The probate process exists to ensure that a deceased person’s wishes are respected, that their legitimate debts are paid, and that their property is distributed systematically in the absence of a will. The probate process can certainly be expensive. Costs might include fees for attorneys, appraisers, and court costs. It can be time-consuming, especially if there is a dispute or some of the estate needs to be liquidated to pay debts. Therefore, most strategies for avoiding probate require some planning ahead. That said, there are a few primary ways to avoid probate:
- Joint Ownership with Right of Survivorship- Consider transferring assets at death. This is a cost-effective and efficient estate planning approach. Most real property can be jointly owned with another:
- Real Estate- married couples
- Property such as cars, boats
- Bank accounts
- Stocks
- Death Deeds- The deed to the property automatically transfers to the heir upon the death of the owner.

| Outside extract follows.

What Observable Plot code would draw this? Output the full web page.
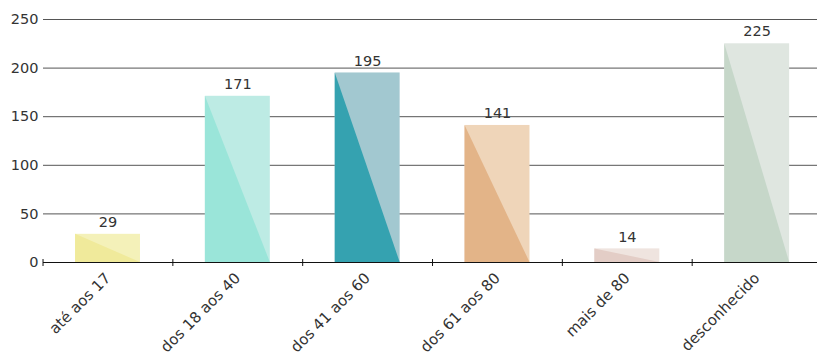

- Beneficiary Designations- Transferring an asset to a named beneficiary, without giving the beneficiary any ownership in the asset during your lifetime. For beneficiary designation, you can fill out the forms on your own:
- Life insurance policies
- Retirement plans
- Annuities
- Health savings accounts
- Stock options
- Trusts–
- Irrevocable Trust– The donor does not control the trust once it is established.
- Revocable Trust– The donor can change the terms of the trust while they are alive and can control the trust.
- Living Trusts– Only property within a deceased person’s estate goes through probate. Therefore, transferring someone’s property from their estate and into a trust prior to death avoids probate.